The CAP theorem
Before stating the CAP theorem, let's try to understand consistency, availability, and partition tolerance using a real-world problem.
As a married person, I know how pathetic a person's life can become if they forget important dates like the birthday and anniversary of their spouse (in most cases, the husband is the culprit, but that is a separate discussion). One of my friends, let's call him Kaushik, saw an opportunity in this and opened up a start-up, HappySpouse.com, to address this issue. During a typical business day, Kaushik (K) and his customer (C) would have the following conversation:
K: Hello from HappySpouse.com. How may I help you?
C: Hey, I want you to remember my wife's birthday.
K: Sure! When is it?
C: September 3.
K: (Writing it down on a page exclusive for C.) Stored. Call me any time to remind you of your spouse's birthday again!
C: Thank you!
K: No problem! Your credit card has been charged with $0.05.
Kaushik's idea was so simple, needed nothing but a notebook and phone, yet so effective that it rolled off like an avalanche. VC firms started pouring in funds. He also started getting hundreds of calls every day. That's where the problem started. Now, more and more of his customers had to wait in the queue to speak to him. Most of them even hung up, tired of the waiting tone. Besides, when he was sick for a day and could not come to work, he lost a whole day of business. Not to mention all those unsatisfied customers who wanted information on that day. So, Kaushik decided to scale up and bring in his wife to help him.
He started with a simple plan to solve his availability to customers:
- He and his wife both got an extension phone
- Customers still dialed the same number
- A PBX routed the customer calls to whoever was free at that moment
A few weeks went by smoothly. One fine morning, he got a call from one of his old customers, Joey (J):
J: Hello, am I speaking to Kaushik from HappySpouse.com?
K: Hi Joey, great you remembered us. What can I do for you?
J: Can you tell me when our anniversary was?
K: Sure. 1 sec, Joey (looking up in his notebook, there was no entry on Joey's page). Joey, I have only your spouse's birthday here.
J: Holy cow! I just called you guys yesterday! (Cuts the call!)
How did that happen? Was Joey lying? Kaushik thought about it for a second and the reason hit him! Yesterday, did Joey's call reach his wife? He goes to his wife's desk and checks her notebook. Sure enough, it's there. He tells this to his wife and she realizes the problem too. What a terrible flaw in this distributed setup! This setup was not consistent!

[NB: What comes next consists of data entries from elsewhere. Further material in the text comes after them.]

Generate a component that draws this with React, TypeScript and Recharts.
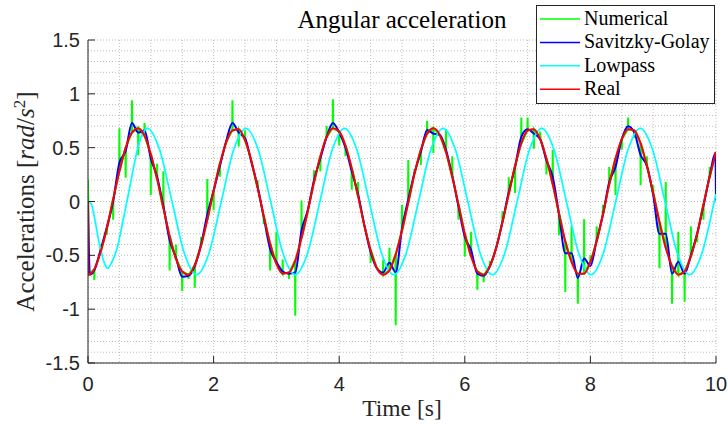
import React from 'react';
import { LineChart, Line, XAxis, YAxis, CartesianGrid } from 'recharts';

// sample instants [s] (the real signal starts at 0 and jumps to its minimum)
const time = [
  0, 0.005, 0.1, 0.2, 0.3, 0.4, 0.5, 0.6, 0.7, 0.8, 0.9,
  1, 1.1, 1.2, 1.3, 1.4, 1.5, 1.6, 1.7, 1.8, 1.9,
  2, 2.1, 2.2, 2.3, 2.4, 2.5, 2.6, 2.7, 2.8, 2.9,
  3, 3.1, 3.2, 3.3, 3.4, 3.5, 3.6, 3.7, 3.8, 3.9,
  4, 4.1, 4.2, 4.3, 4.4, 4.5, 4.6, 4.7, 4.8, 4.9,
  5, 5.1, 5.2, 5.3, 5.4, 5.5, 5.6, 5.7, 5.8, 5.9,
  6, 6.1, 6.2, 6.3, 6.4, 6.5, 6.6, 6.7, 6.8, 6.9,
  7, 7.1, 7.2, 7.3, 7.4, 7.5, 7.6, 7.7, 7.8, 7.9,
  8, 8.1, 8.2, 8.3, 8.4, 8.5, 8.6, 8.7, 8.8, 8.9,
  9, 9.1, 9.2, 9.3, 9.4, 9.5, 9.6, 9.7, 9.8, 9.9,
  10,
];

const real = [
  0, -0.68, -0.63, -0.47, -0.25, 0.02, 0.28, 0.5, 0.64, 0.68, 0.61,
  0.44, 0.21, -0.06, -0.32, -0.53, -0.65, -0.68, -0.59, -0.41, -0.17,
  0.1, 0.35, 0.55, 0.66, 0.67, 0.57, 0.38, 0.13, -0.14, -0.39,
  -0.58, -0.67, -0.66, -0.55, -0.34, -0.09, 0.18, 0.42, 0.6, 0.68,
  0.65, 0.52, 0.31, 0.05, -0.22, -0.45, -0.62, -0.68, -0.64, -0.49,
  -0.27, -0.01, 0.26, 0.48, 0.63, 0.68, 0.62, 0.46, 0.23, -0.03,
  -0.3, -0.51, -0.65, -0.68, -0.6, -0.43, -0.19, 0.07, 0.33, 0.54,
  0.66, 0.67, 0.58, 0.4, 0.16, -0.11, -0.37, -0.56, -0.67, -0.67,
  -0.56, -0.37, -0.12, 0.16, 0.4, 0.58, 0.67, 0.66, 0.54, 0.33,
  0.08, -0.19, -0.43, -0.6, -0.68, -0.65, -0.51, -0.3, -0.03, 0.23,
  0.46,
];

// numerical derivative at the same instants (outliers show up as spikes)
const numerical = [
  0.2, -0.68, -0.73, -0.4, -0.31, -0.17, 0.68, 0.22, 0.94, 0.43, 0.73,
  0.06, 0.35, 0.28, -0.64, -0.4, -0.83, -0.72, -0.8, -0.33, 0.21,
  -0.08, 0.23, 0.55, 0.94, 0.51, 0.66, 0.38, 0.2, -0.21, -0.64,
  -0.28, -0.54, -0.72, -1.06, 0.01, -0.09, 0.29, 0.28, 0.7, 0.95,
  0.52, 0.42, 0.11, 0.18, -0.22, -0.57, -0.62, -0.54, -0.43, -1.15,
  -0.03, 0.385, 0.3, 0.34, 0.75, 0.45, 0.62, 0.67, 0.42, -0.17,
  -0.51, -0.28, -0.82, -0.75, -0.55, -0.43, -0.09, 0.225, 0.08, 0.78,
  0.78, 0.49, 0.65, 0.25, 0.48, -0.31, -0.84, -0.23, -0.95, -0.165,
  -0.5, -0.23, -0.03, 0.32, 0.06, 0.48, 0.78, 0.59, 0.15, 0.42,
  0.15, -0.62, 0.18, -0.95, -0.28, -0.93, -0.23, -0.38, -0.17, 0.32,
  0.32,
];

const sgTime = [
  0, 0.03, 0.1, 0.2, 0.3, 0.4, 0.5, 0.6, 0.7, 0.8, 0.9,
  1, 1.1, 1.2, 1.3, 1.4, 1.5, 1.6, 1.7, 1.8, 1.9,
  2, 2.1, 2.2, 2.3, 2.4, 2.5, 2.6, 2.7, 2.8, 2.9,
  3, 3.1, 3.2, 3.3, 3.4, 3.5, 3.6, 3.7, 3.8, 3.9,
  4, 4.1, 4.2, 4.3, 4.4, 4.5, 4.6, 4.7, 4.8, 4.9,
  5, 5.1, 5.2, 5.3, 5.4, 5.5, 5.6, 5.7, 5.8, 5.9,
  6, 6.1, 6.2, 6.3, 6.4, 6.5, 6.6, 6.7, 6.8, 6.9,
  7, 7.1, 7.2, 7.3, 7.4, 7.5, 7.6, 7.7, 7.8, 7.9,
  8, 8.1, 8.2, 8.3, 8.4, 8.5, 8.6, 8.7, 8.8, 8.9,
  9, 9.1, 9.2, 9.3, 9.4, 9.5, 9.6, 9.7, 9.8, 9.9,
  9.99, 10,
];

const savgol = [
  0, -0.68, -0.64, -0.45, -0.24, 0, 0.36, 0.47, 0.73, 0.64, 0.66,
  0.4, 0.23, -0.04, -0.36, -0.52, -0.7, -0.69, -0.6, -0.4, -0.12,
  0.1, 0.33, 0.56, 0.73, 0.64, 0.59, 0.37, 0.14, -0.15, -0.44,
  -0.56, -0.65, -0.67, -0.66, -0.27, -0.08, 0.2, 0.4, 0.6, 0.73,
  0.64, 0.5, 0.28, 0.07, -0.22, -0.47, -0.62, -0.66, -0.57, -0.66,
  -0.25, 0.02, 0.27, 0.46, 0.665, 0.63, 0.62, 0.48, 0.24, -0.05,
  -0.33, -0.45, -0.67, -0.69, -0.6, -0.43, -0.19, 0.09, 0.32, 0.6,
  0.67, 0.63, 0.58, 0.38, 0.23, -0.12, -0.48, -0.48, -0.71, -0.53,
  -0.6, -0.36, -0.12, 0.18, 0.32, 0.58, 0.7, 0.64, 0.43, 0.33,
  0.06, -0.3, -0.3, -0.67, -0.56, -0.67, -0.5, -0.3, -0.04, 0.24,
  0.45, 0.01,
];

const lowpassTime = [
  0, 0.05, 0.1, 0.18, 0.26, 0.31, 0.39, 0.47, 0.55, 0.63, 0.71, 0.79, 0.87,
  0.945, 1.141, 1.338, 1.534, 1.73, 1.926, 2.123, 2.319,
  2.515, 2.711, 2.908, 3.104, 3.3, 3.496, 3.693, 3.889,
  4.085, 4.281, 4.478, 4.674, 4.87, 5.066, 5.263, 5.459,
  5.655, 5.851, 6.048, 6.244, 6.44, 6.636, 6.833, 7.029,
  7.225, 7.421, 7.618, 7.814, 8.01, 8.206, 8.403, 8.599,
  8.795, 8.991, 9.188, 9.384, 9.58, 9.776, 9.973, 10,
];

const lowpass = [
  0, -0.02, -0.14, -0.39, -0.57, -0.62, -0.55, -0.42, -0.2, 0.03, 0.27, 0.49, 0.63,
  0.68, 0.48, 0, -0.48, -0.68, -0.48, 0, 0.48,
  0.68, 0.48, 0, -0.48, -0.68, -0.48, 0, 0.48,
  0.68, 0.48, 0, -0.48, -0.68, -0.48, 0, 0.48,
  0.68, 0.48, 0, -0.48, -0.68, -0.48, 0, 0.48,
  0.68, 0.48, 0, -0.48, -0.68, -0.48, 0, 0.48,
  0.68, 0.48, 0, -0.48, -0.68, -0.48, 0, 0.07,
];

const xTicks = [0, 2, 4, 6, 8, 10];
const yTicks = [-1.5, -1, -0.5, 0, 0.5, 1, 1.5];

const series = [
  { name: 'Numerical', color: '#00ff00' },
  { name: 'Savitzky-Golay', color: '#0000ff' },
  { name: 'Lowpass', color: '#00ffff' },
  { name: 'Real', color: '#ff0000' },
];

// minor grid: every 0.5 s and every 0.1 rad/s^2
const gridX = Array.from({ length: 21 }, (_, i) => i * 0.5);
const gridY = Array.from({ length: 31 }, (_, i) => Math.round((-1.5 + i * 0.1) * 10) / 10);

const toRows = (ts: number[], vs: number[]) => ts.map((t, i) => ({ t, v: vs[i] }));

const realData = toRows(time, real);
const savgolData = toRows(sgTime, savgol);
const lowpassData = toRows(lowpassTime, lowpass);
// a spike goes out to the numerical value and straight back to the signal
const numericalData = time
  .flatMap((t, i) =>
    numerical[i] === real[i]
      ? [{ t, v: real[i] }]
      : [
          { t: t - 0.004, v: real[i] },
          { t, v: numerical[i] },
          { t: t + 0.004, v: real[i] },
        ]
  )
  .filter((p) => p.t >= 0);

const AXIS = '#262626';
const SERIF = '"Liberation Serif", "Times New Roman", serif';
const SANS = '"Liberation Sans", Arial, sans-serif';

const YLabel = () => (
  <text
    transform="translate(34, 201.5) rotate(-90)"
    textAnchor="middle"
    fontFamily={SERIF}
    fontSize={25}
    fill={AXIS}
  >
    Accelerations [<tspan fontStyle="italic">rad</tspan>/<tspan fontStyle="italic">s</tspan>
    <tspan dy={-9} fontSize={17}>2</tspan>
    <tspan dy={9}>]</tspan>
  </text>
);

const XLabel = () => (
  <text x={402} y={416} textAnchor="middle" fontFamily={SERIF} fontSize={23.5} fill={AXIS}>
    Time [s]
  </text>
);

export default function App() {
  return (
    <div style={{ position: 'absolute', left: 0, top: 0, width: 728, height: 425, background: '#fff' }}>
      <LineChart width={728} height={425} margin={{ top: 40, right: 12, bottom: 0, left: 0 }}>
        <CartesianGrid
          horizontalValues={gridY}
          verticalValues={gridX}
          stroke="#bdbdbd"
          strokeDasharray="1 2"
        />
        <XAxis
          type="number"
          dataKey="t"
          domain={[0, 10]}
          ticks={xTicks}
          interval={0}
          allowDataOverflow
          height={62}
          tickSize={-7}
          tickMargin={21}
          stroke={AXIS}
          tick={{ fill: AXIS, fontSize: 20, fontFamily: SANS }}
          label={{ content: () => <XLabel /> }}
        />
        <YAxis
          type="number"
          domain={[-1.5, 1.5]}
          ticks={yTicks}
          interval={0}
          allowDataOverflow
          width={88}
          tickSize={-7}
          tickMargin={15}
          stroke={AXIS}
          tick={{ fill: AXIS, fontSize: 20, fontFamily: SANS }}
          label={{ content: () => <YLabel /> }}
        />
        <Line data={numericalData} dataKey="v" name="Numerical" type="linear" stroke="#00ff00" strokeWidth={2} dot={false} isAnimationActive={false} />
        <Line data={savgolData} dataKey="v" name="Savitzky-Golay" type="monotone" stroke="#0000ff" strokeWidth={2} dot={false} isAnimationActive={false} />
        <Line data={lowpassData} dataKey="v" name="Lowpass" type="monotone" stroke="#00ffff" strokeWidth={1.7} dot={false} isAnimationActive={false} />
        <Line data={realData} dataKey="v" name="Real" type="monotone" stroke="#ff0000" strokeWidth={2} dot={false} isAnimationActive={false} />
      </LineChart>
      <svg width={728} height={425} style={{ position: 'absolute', left: 0, top: 0, pointerEvents: 'none' }}>
        <text x={402} y={28} textAnchor="middle" fontFamily={SERIF} fontSize={25} fill="#000">
          Angular acceleration
        </text>
        <rect x={536.5} y={5.5} width={178} height={98} fill="#fff" stroke={AXIS} strokeWidth={1} />
        {series.map((s, i) => (
          <g key={s.name}>
            <line x1={540} x2={580} y1={19 + i * 23.4} y2={19 + i * 23.4} stroke={s.color} strokeWidth={1.5} />
            <text x={584} y={25 + i * 23.4} fontFamily={SERIF} fontSize={20} fill="#000">
              {s.name}
            </text>
          </g>
        ))}
      </svg>
    </div>
  );
}
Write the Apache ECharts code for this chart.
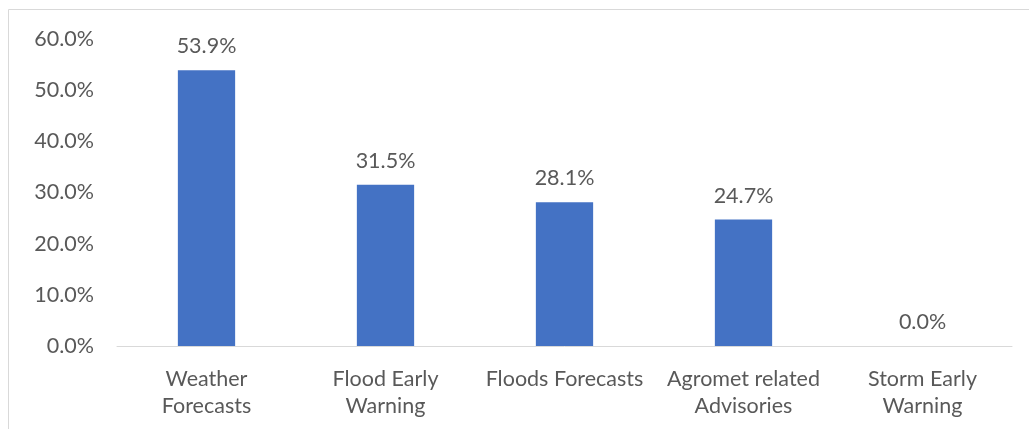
<!DOCTYPE html>
<html>
<head>
<meta charset="utf-8">
<script src="https://cdn.jsdelivr.net/npm/echarts@6/dist/echarts.min.js"></script>
<style>
    html, body { margin: 0; padding: 0; background: #fff; }
    #chart { width: 1029px; height: 429px; }
</style>
</head>
<body>
<div id="chart"></div>
<script>
    // 各类服务所占比例
    const categories = ['Weather\nForecasts', 'Flood Early\nWarning', 'Floods Forecasts', 'Agromet related\nAdvisories', 'Storm Early\nWarning'];
    const values = [53.9, 31.5, 28.1, 24.7, 0.0];
    const yTicks = [0, 10, 20, 30, 40, 50, 60];

    const textColor = '#595959';
    const fontFamily = 'Lato, "Open Sans", sans-serif';

    let myChart = echarts.init(document.getElementById('chart'));
    const option = {
        color: ['#4472C4'],
        textStyle: { fontFamily: fontFamily },
        graphic: [{
            type: 'rect',
            shape: { x: 8.5, y: 9.5, width: 1100, height: 500 },
            style: { fill: 'none', stroke: '#d9d9d9', lineWidth: 1 },
            silent: true
        }],
        grid: {
            left: 117,
            right: 17,
            top: 39,
            bottom: 83
        },
        xAxis: {
            type: 'category',
            data: categories,
            axisTick: { show: false },
            axisLine: { lineStyle: { color: '#d9d9d9', width: 1 } },
            axisLabel: {
                interval: 0,
                color: textColor,
                fontSize: 21.5,
                lineHeight: 27,
                margin: 20,
                fontFamily: fontFamily
            }
        },
        yAxis: {
            type: 'value',
            min: yTicks[0],
            max: yTicks[yTicks.length - 1],
            interval: 10,
            splitLine: { show: false },
            axisLine: { show: false },
            axisTick: { show: false },
            axisLabel: {
                color: textColor,
                fontSize: 21.5,
                margin: 23,
                fontFamily: fontFamily,
                formatter: function (v) { return v.toFixed(1) + '%'; }
            }
        },
        series: [{
            type: 'bar',
            data: values,
            barWidth: '32%',
            label: {
                show: true,
                position: 'top',
                distance: 13,
                color: textColor,
                fontSize: 21.5,
                fontFamily: fontFamily,
                formatter: function (p) { return p.value.toFixed(1) + '%'; }
            }
        }]
    };
    myChart.setOption(option);
</script>
</body>
</html>
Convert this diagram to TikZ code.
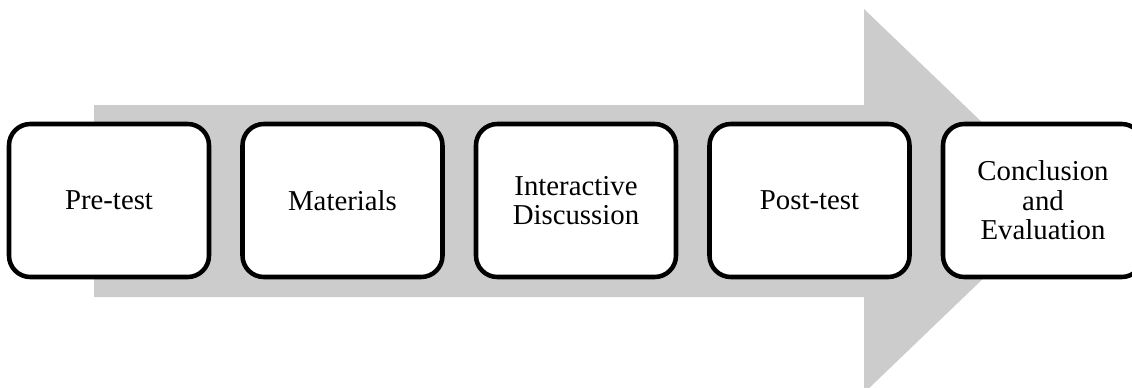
\documentclass[tikz,border=0pt]{standalone}
\usepackage{fontspec}
\setmainfont{Liberation Serif}
\definecolor{arrowgray}{RGB}{204,204,204}
\tikzset{every picture/.style={line width=0.75pt}}
\tikzset{stagebox/.style={draw=black, fill=white, line width=3.4pt, rounded corners=16pt,
  minimum width=150pt, minimum height=114.75pt, align=center, inner sep=0.75pt,
  font=\fontsize{21.6}{22.2}\selectfont}}

\begin{document}
\begin{tikzpicture}[x=0.75pt,y=0.75pt,yscale=-1,xscale=1]
	\useasboundingbox (0,0) rectangle (1132,387);
	
	%Shape: Right Arrow [id:backarrow]
	\fill [arrowgray] (94,105) -- (864,105) -- (864,9) -- (1064,201) -- (864,393) -- (864,297) -- (94,297) -- cycle ;
	
	%Stages
	\node [stagebox] (pretest) at (109,200.5) {Pre-test};
	\node [stagebox] (materials) at (342.5,200.5) {Materials};
	\node [stagebox] (discussion) at (576,200.5) {Interactive\\Discussion};
	\node [stagebox] (posttest) at (809.5,200.5) {Post-test};
	\node [stagebox] (conclusion) at (1043,200.5) {Conclusion\\and\\Evaluation};
\end{tikzpicture}
\end{document}
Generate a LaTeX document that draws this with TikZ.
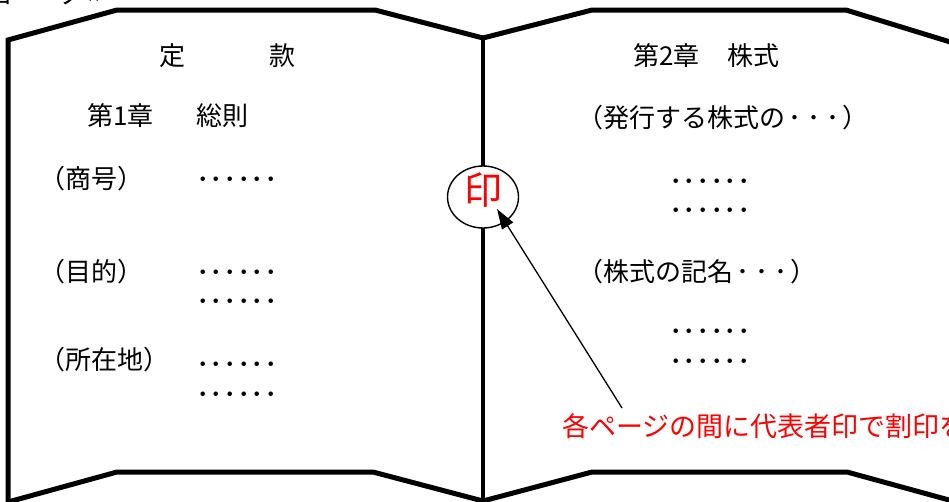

Now, they decided that whenever either of them got a call to note, they would update each other's notebook. In that way, they would both have the same up-to-date information. Even if one of them was offwork, the other would email the updates so that the person could come the next day and jot down the updates. That way, they would be both consistent and available.
However, fate has its own plans. Due to this hectic schedule, Kaushik himself forgot his wife's birthday. Now his wife was angry with him and would not share any updates, creating a partition. To patch things up, Kaushik had to make himself unavailable to clients and make up to his wife.
Let's look at the CAP theorem now. It states that when we are designing a distributed system, we cannot achieve all three of consistency, availability, and partition tolerance. We can pick only two of CAP and sacrifice the third, that is CA, AP, or CP, where:
- Consistency: Once a customer updates information with HappySpouse.com, they will always get the most up-to-date information when they call subsequently, no matter how quickly they call back
- Availability: HappySpouse.com will always be available for calls as long as any one of them (Kaushik or his wife) reports to work
- Partition tolerance: HappySpouse.com will work even if there is a communication gap/couple-fight between Kaushik and his wife!